Our cell phones have become a normal part of our lives. We use them to communicate with others, for daily tasks in life, and to check social media.
Cell phones are also commonly used in our professional lives, especially with apps such as Slack.
But do you struggle with employees on their phones?
There are times when an employee needs to use their phone for work purposes. But how do you know they're using their phone for the right reasons? When you start asking these questions, you know it's time to create a cell phone policy.
Here are 10 tips to follow when creating your cell phone policy.
1. Put It in Writing
To ensure your employees see your cell phone policy, put it in writing.
Include the contract in your employee handbook and you can even require your employees to sign the contract. This policy should include phone calls, texts, social media, and mobile internet use.
2. Emphasize What's Not Allowed
You want to mention which type of cell phone use is necessary for the job but also the cell phone use that's not allowed. Here are some examples:
- Long calls (except for meetings and other business-related calls)
- Cell phone use while driving a company vehicle
- Using the camera
- Using the voice recorder
- Viewing inappropriate content on your phone
Make it known these rules are important and the consequences are dire, such as termination. Update or change this list, depending on your company's requirements.
3. Address Employee Accountability
To ensure your employees know they aren't allowed on their phones, make it known that they're responsible for their cell phone use.
There are times when cell phone use is appropriate, such as to speak with a family member during an emergency.
But if they're scrolling through social media or texting their best friend, this is irresponsible and the employee must be held accountable.
Why should an employee be held accountable? The employee won't be able to blame their cell phone use in an appropriate situation unless they can prove it.
4. Send the Policy Through Multiple Formats
The best course of action when distributing a cell phone policy is distributing it through multiple different platforms. Especially if your company takes cell phone use seriously.
Blast an email to all employees about the cell phone policy. Hang up the policy throughout the office. And immediately notify your employees when there's a change to the policy.
Don't forget to inform your new hires about the policy. This should be done right after they start working.
5. Keep Enforcing This Policy
Keep consistently enforcing your cell phone policy. It's easy to be strict at first but eventually be a little relaxed.
Don't let your employees get under your skin. If you posted the policy and still see an employee on their phone, act up. Use appropriate punishments for breaking the policy.
In addition, it's important to be fair. Don't let one employee get away with cell phone use but put pressure on another employee.
6. Indicate Which Devices to Use
It's probably acceptable for some employees to use their mobile devices. But which devices can they use? And should you put restrictions on certain devices?
This is a good way to monitor the office mobile use and ensure your employees aren't slacking off.
For example, maybe checking social media is an integral part of the job.

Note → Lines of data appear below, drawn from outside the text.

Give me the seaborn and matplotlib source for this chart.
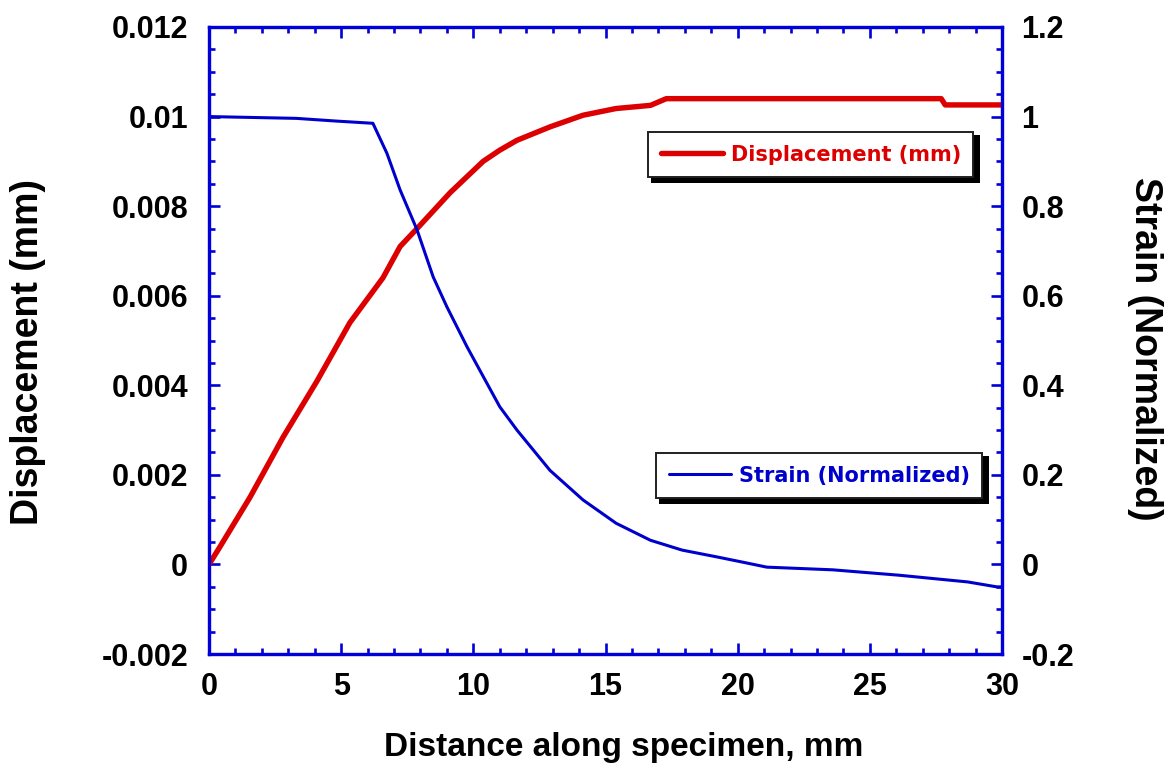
import numpy as np
import pandas as pd
import matplotlib
matplotlib.use("Agg")
import matplotlib.pyplot as plt
from matplotlib.ticker import MultipleLocator, FuncFormatter
from matplotlib.patches import Rectangle
from matplotlib.transforms import IdentityTransform
import seaborn as sns

# ---------------- data ----------------
dist_disp = [0, 0.42, 1.55, 2.8, 4.09, 5.33, 6.58, 7.23, 7.87, 9.12, 10.37,
             11.0, 11.65, 12.9, 14.15, 15.4, 16.7, 17.3, 27.7, 27.85, 30]
displacement = [0, 0.0004, 0.0015, 0.00284, 0.0041, 0.0054, 0.0064, 0.0071,
                0.0075, 0.0083, 0.0090, 0.00925, 0.00947, 0.00977, 0.01003,
                0.01018, 0.01025, 0.0104, 0.0104, 0.01026, 0.01026]

dist_strain = [0, 3.3, 4.8, 6.2, 6.73, 7.23, 7.87, 8.48, 9.0, 9.76, 10.37,
               11.0, 11.65, 12.9, 14.15, 15.4, 16.7, 17.9, 19.2, 20.2, 21.1,
               23.6, 26.1, 28.7, 29.8, 30]
strain = [1.0, 0.996, 0.99, 0.985, 0.918, 0.836, 0.747, 0.642, 0.575, 0.486,
          0.42, 0.352, 0.30, 0.21, 0.144, 0.092, 0.054, 0.032, 0.017, 0.005,
          -0.006, -0.012, -0.024, -0.039, -0.05, -0.05]

x_label = "Distance along specimen, mm"
y_left_label = "Displacement (mm)"
y_right_label = "Strain (Normalized)"
label_disp = "Displacement (mm)"
label_strain = "Strain (Normalized)"

# ---------------- style ----------------
sns.set_style("white")
plt.rcParams['font.family'] = ['Liberation Sans', 'DejaVu Sans']
plt.rcParams['text.color'] = 'black'
plt.rcParams['axes.labelcolor'] = 'black'
plt.rcParams['xtick.color'] = 'black'
plt.rcParams['ytick.color'] = 'black'

BLUE_AX = '#0000d8'
RED = '#dd0000'
BLUE = '#0000cc'

fig = plt.figure(figsize=(11.71, 7.69), dpi=100)
ax1 = fig.add_axes([0.1785, 0.1495, 0.6772, 0.8154])
ax2 = ax1.twinx()

df_d = pd.DataFrame({'x': dist_disp, 'y': displacement})
df_s = pd.DataFrame({'x': dist_strain, 'y': strain})
sns.lineplot(data=df_d, x='x', y='y', ax=ax1, color=RED, lw=3.9, legend=False,
             sort=False)
sns.lineplot(data=df_s, x='x', y='y', ax=ax2, color=BLUE, lw=2.2, legend=False,
             sort=False)

ax1.set_xlim(0, 30)
ax1.set_ylim(-0.002, 0.012)
ax2.set_ylim(-0.2, 1.2)

fmt = FuncFormatter(lambda v, p: f"{round(v, 6):g}")
ax1.xaxis.set_major_locator(MultipleLocator(5))
ax1.xaxis.set_minor_locator(MultipleLocator(1))
ax1.yaxis.set_major_locator(MultipleLocator(0.002))
ax1.yaxis.set_minor_locator(MultipleLocator(0.0005))
ax2.yaxis.set_major_locator(MultipleLocator(0.2))
ax2.yaxis.set_minor_locator(MultipleLocator(0.05))
ax1.xaxis.set_major_formatter(fmt)
ax1.yaxis.set_major_formatter(fmt)
ax2.yaxis.set_major_formatter(fmt)

for ax in (ax1, ax2):
    for s in ax.spines.values():
        s.set_color(BLUE_AX)
        s.set_linewidth(2.3)
ax1.tick_params(axis='x', which='both', direction='in', top=True, bottom=True,
                colors=BLUE_AX, labelcolor='black', pad=13, width=1.9)
ax1.tick_params(axis='y', which='both', direction='in', left=True, right=False,
                colors=BLUE_AX, labelcolor='black', pad=15, width=1.9)
ax2.tick_params(axis='y', which='both', direction='in', left=False, right=True,
                colors=BLUE_AX, labelcolor='black', pad=14, width=1.9)
for ax in (ax1, ax2):
    ax.tick_params(which='major', length=8)
    ax.tick_params(which='minor', length=4.5)
for lab in ax1.get_xticklabels() + ax1.get_yticklabels() + ax2.get_yticklabels():
    lab.set_fontsize(22)
    lab.set_fontweight('bold')

ax1.set_xlabel(x_label, fontsize=24, fontweight='bold')
ax1.xaxis.set_label_coords(0.523, -0.125)
ax1.set_ylabel(y_left_label, fontsize=27, fontweight='bold')
ax1.yaxis.set_label_coords(-0.205, 0.4817)
ax2.set_ylabel(y_right_label, fontsize=27, fontweight='bold', rotation=270)
ax2.yaxis.set_label_coords(1.203, 0.4864)
ax1.grid(False)
ax2.grid(False)

# ---------------- legends ----------------
leg_font = dict(family='DejaVu Sans', weight='bold', size=15)
common = dict(frameon=True, fancybox=False, framealpha=1, edgecolor='#202020',
              handlelength=3.0, handletextpad=0.35, borderpad=0.6,
              borderaxespad=0, prop=leg_font, loc='upper left')
leg1 = ax2.legend([ax1.lines[0]], [label_disp],
                  bbox_to_anchor=(0.554, 0.8325), **common)
leg1.get_texts()[0].set_color(RED)
leg1.get_frame().set_linewidth(1.4)
ax2.add_artist(leg1)
leg2 = ax2.legend([ax2.lines[0]], [label_strain],
                  bbox_to_anchor=(0.564, 0.3206), **common)
leg2.get_texts()[0].set_color(BLUE)
leg2.get_frame().set_linewidth(1.4)
leg1.set_zorder(6)
leg2.set_zorder(6)

fig.canvas.draw()
for leg in (leg1, leg2):
    bb = leg.get_frame().get_window_extent()
    sh = Rectangle((bb.x0 + 3, bb.y0 - 6), bb.width + 4, bb.height + 3,
                   transform=IdentityTransform(), facecolor='black',
                   edgecolor='none', zorder=5.5, clip_on=False)
    ax2.add_artist(sh)

fig.savefig("out.png", dpi=100, facecolor='white')
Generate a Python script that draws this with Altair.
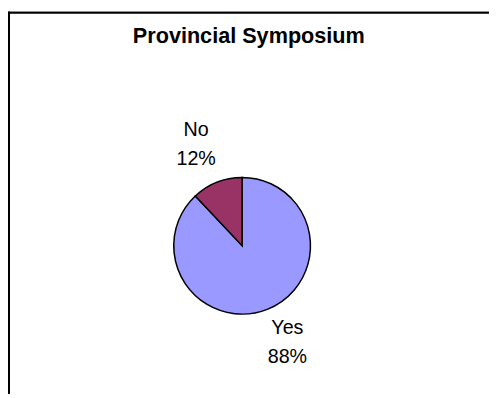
import altair as alt
import pandas as pd
import math

categories = ["Yes", "No"]
values = [88, 12]
colors = ["#9999FF", "#993366"]

df = pd.DataFrame({
    "category": categories,
    "value": values,
    "idx": list(range(len(categories))),
    "label": [f"{c}\n{v}%" for c, v in zip(categories, values)],
})

cx, cy = 238.0, 238.5

pie = alt.Chart(df).mark_arc(outerRadius=69.5, stroke="black", strokeWidth=1.5).encode(
    theta=alt.Theta("value:Q", stack=True),
    order=alt.Order("idx:Q", sort="ascending"),
    color=alt.Color("category:N", scale=alt.Scale(domain=categories, range=colors), legend=None),
    x=alt.value(cx),
    y=alt.value(cy),
)

text_style = dict(fontSize=20, font="Liberation Sans", lineBreak="\n", lineHeight=30,
                  color="black", align="center", baseline="middle")

label_base = alt.Chart(df).transform_window(
    cum="sum(value)", sort=[alt.SortField("idx")], frame=[None, 0]
).transform_joinaggregate(
    total="sum(value)"
).transform_calculate(
    mid=f"(datum.cum - datum.value / 2) / datum.total * {2 * math.pi}"
).encode(
    theta=alt.Theta("mid:Q", scale=None, stack=None),
    text="label:N",
    x=alt.value(cx),
    y=alt.value(cy),
)

label_no = label_base.mark_text(radius=127, **text_style).transform_filter(alt.datum.category == "No")
label_yes = label_base.mark_text(radius=125, dy=-33, **text_style).transform_filter(alt.datum.category == "Yes")

border_top = alt.Chart(df).mark_rule(color="black", strokeWidth=2).encode(
    x=alt.value(0), x2=alt.value(489), y=alt.value(1.5)
)
border_left = alt.Chart(df).mark_rule(color="black", strokeWidth=2).encode(
    x=alt.value(1), y=alt.value(0.5), y2=alt.value(390)
)

chart = alt.layer(border_top, border_left, pie, label_no, label_yes).properties(
    width=489,
    height=386,
    autosize=alt.AutoSizeParams(type="none"),
    padding={"left": 0, "top": 0, "right": 0, "bottom": 0},
    title=alt.Title(
        "Provincial Symposium", fontSize=22, font="Liberation Sans", fontWeight="bold",
        anchor="middle", baseline="alphabetic", offset=0, dy=55, dx=0.3, color="black"
    ),
    background="white",
).configure_view(stroke=None)

chart.save("out.html", embed_options={"renderer": "svg", "actions": False})
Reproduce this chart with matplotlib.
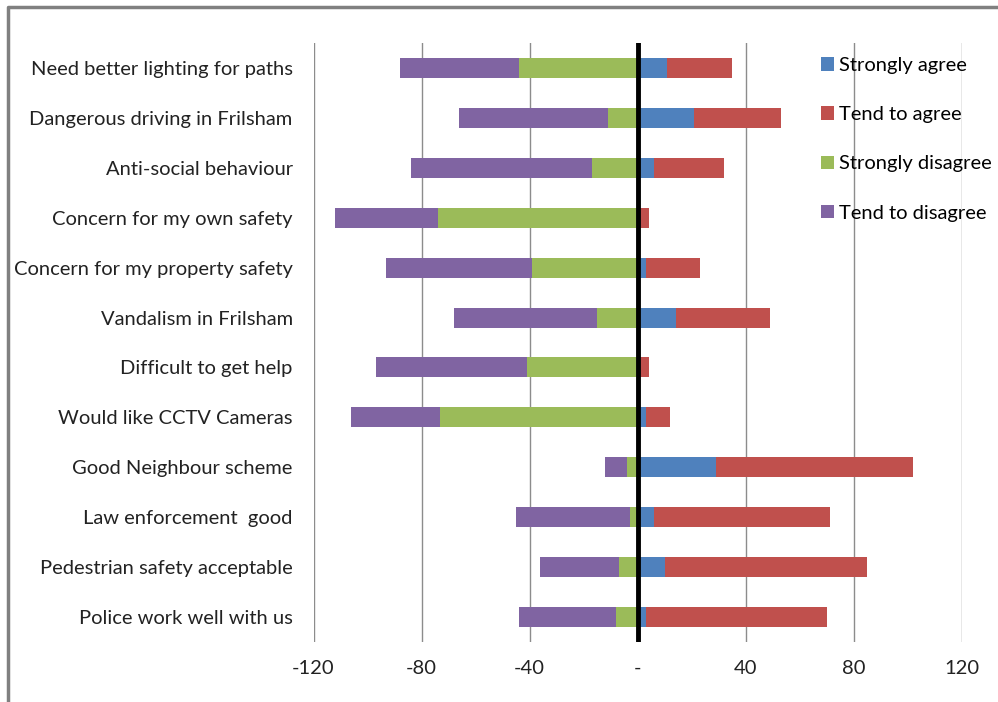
import matplotlib.pyplot as plt
from matplotlib.lines import Line2D
import numpy as np

plt.rcParams['font.family'] = ['Lato', 'DejaVu Sans']

categories = ['Need better lighting for paths', 'Dangerous driving in Frilsham',
              'Anti-social behaviour', 'Concern for my own safety',
              'Concern for my property safety', 'Vandalism in Frilsham',
              'Difficult to get help', 'Would like CCTV Cameras',
              'Good Neighbour scheme', 'Law enforcement  good',
              'Pedestrian safety acceptable', 'Police work well with us']
strongly_agree = [11, 21, 6, 0, 3, 14, 0, 3, 29, 6, 10, 3]
tend_agree = [24, 32, 26, 4, 20, 35, 4, 9, 73, 65, 75, 67]
strongly_disagree = [44, 11, 17, 74, 39, 15, 41, 73, 4, 3, 7, 8]
tend_disagree = [44, 55, 67, 38, 54, 53, 56, 33, 8, 42, 29, 36]
ticks = [-120, -80, -40, 0, 40, 80, 120]
tick_labels = ['-120', '-80', '-40', '-', '40', '80', '120']

c_sa, c_ta, c_sd, c_td = '#4F81BD', '#C0504D', '#9BBB59', '#8064A2'

fig = plt.figure(figsize=(9.98, 7.02), dpi=100)
ax = fig.add_axes([313.5 / 998, 1 - 642 / 702, (962 - 313.5) / 998, 599 / 702])

y = np.arange(len(categories))
sa = np.array(strongly_agree)
ta = np.array(tend_agree)
sd = np.array(strongly_disagree)
td = np.array(tend_disagree)
h = 0.4
ax.barh(y, sa, height=h, color=c_sa, label='Strongly agree', zorder=2)
ax.barh(y, ta, left=sa, height=h, color=c_ta, label='Tend to agree', zorder=2)
ax.barh(y, -sd, height=h, color=c_sd, label='Strongly disagree', zorder=2)
ax.barh(y, -td, left=-sd, height=h, color=c_td, label='Tend to disagree', zorder=2)

ax.set_ylim(len(categories) - 0.5, -0.5)
ax.set_xlim(-120, 120)
ax.set_xticks(ticks)
ax.set_xticklabels(tick_labels, fontsize=14.5, color='#222222')
ax.set_yticks(y)
ax.set_yticklabels(categories, fontsize=14.5, color='#222222')
ax.tick_params(axis='both', length=0)
ax.tick_params(axis='x', pad=13)
ax.tick_params(axis='y', pad=15)
for s in ax.spines.values():
    s.set_visible(False)
for t in ticks:
    if t != 0:
        ax.axvline(t, color='#8c8c8c', lw=1, zorder=1)
ax.axvline(0, color='black', lw=3.5, zorder=3)

ax.legend(loc='upper left', bbox_to_anchor=(821 / 998, 1 - 57 / 702),
          bbox_transform=fig.transFigure, frameon=False, fontsize=14.5,
          handlelength=0.65, handleheight=0.65, handletextpad=0.25,
          labelspacing=1.6, borderpad=0, borderaxespad=0)

# outer chart border (top and left)
fig.add_artist(Line2D([8 / 998, 8 / 998, 1], [0, 1 - 7 / 702, 1 - 7 / 702],
                      transform=fig.transFigure, color='#808080', lw=2.5))

plt.savefig('out.png', dpi=100)
plt.close()
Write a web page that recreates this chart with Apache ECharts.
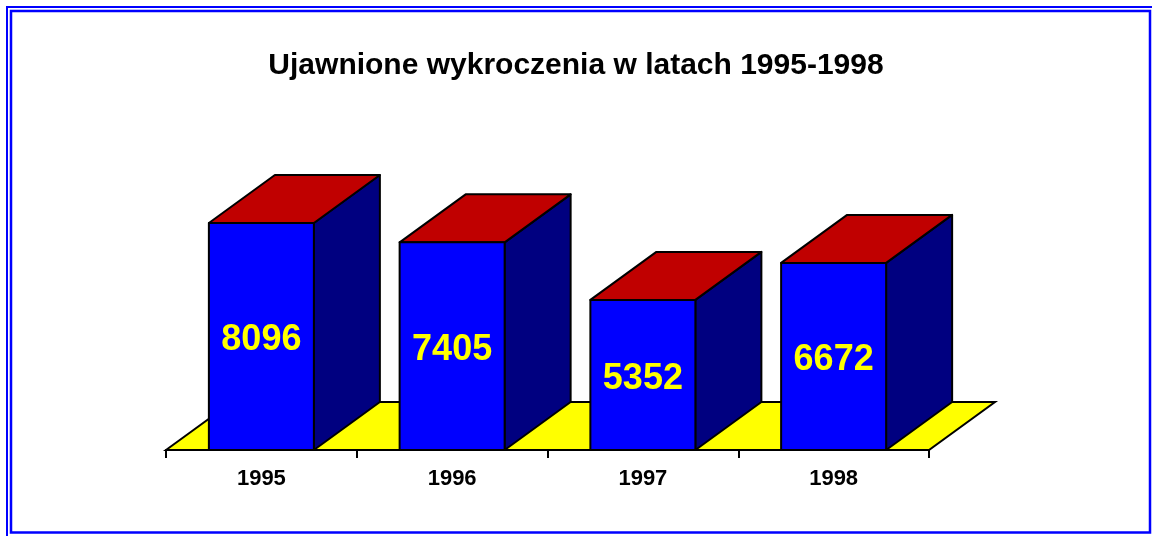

Only allow social media use on the laptop. You can easily see their screen and you won't mistake their duties for texting or personal social media use.
7. Establish Anti-Harassment Rules
Employee safety is your number one priority. But with mobile phones, your employees can be unsafe at any time. An employee can receive harassing, offensive, and unsettling messages from another employee.
Make sure your anti-harassment policy includes cell phone use. State sending harassing or offensive messages to other employees is forbidden and can result in termination. These messages are prohibited whether at work or off of work.
Hopefully, this is a common sense rule. But you should still enforce it -- some people just can't control themselves and you never know what your employees are saying to others with the privacy of their phones.
8. Keep Cybersecurity in Mind
Employee security isn't reduced to harassment. Security measures should be taken when performing daily work functions -- even on the employee's personal device.
If your employee downloads malware to their computer, this can disrupt their duties. Especially when they need their laptop for work while traveling or work remotely.
Other hackers can target your company and will first attack your or your employees' personal devices. Train your employees to identify and prevent hacking, on their personal and professional devices.
9. Identify Any Current Issues
There's probably a reason why you're creating a cell phone policy -- you probably need one. When drafting your policy, list current cell phone issues the office is facing.
Don't try and attack anyone in particular. Word this in a way such as: "employees are spending lots of time on the phone" or "there's an abundance of non-work related Slack chats."
10. Identify Positive Mobile Device Use
There's probably a time when mobile device use is allowed, especially for your marketing and IT teams. Relax your policies for this kind of use. Identify the daily mobile tasks required of your employees.
Identify who your employees can contact, how they can contact certain people, and when this is acceptable.
This will help separate inappropriate mobile use from appropriate mobile use.
Time to Create a Cell Phone Policy
Cell phones are an integral part of our lives. There's a time when your employees will need to use their cell phones at work and a time when cell phone use isn't allowed. A detailed cell phone policy will help disclose the difference.
In your cell phone policy, identify daily mobile functions, which devices they can use, and any inappropriate cell phone use.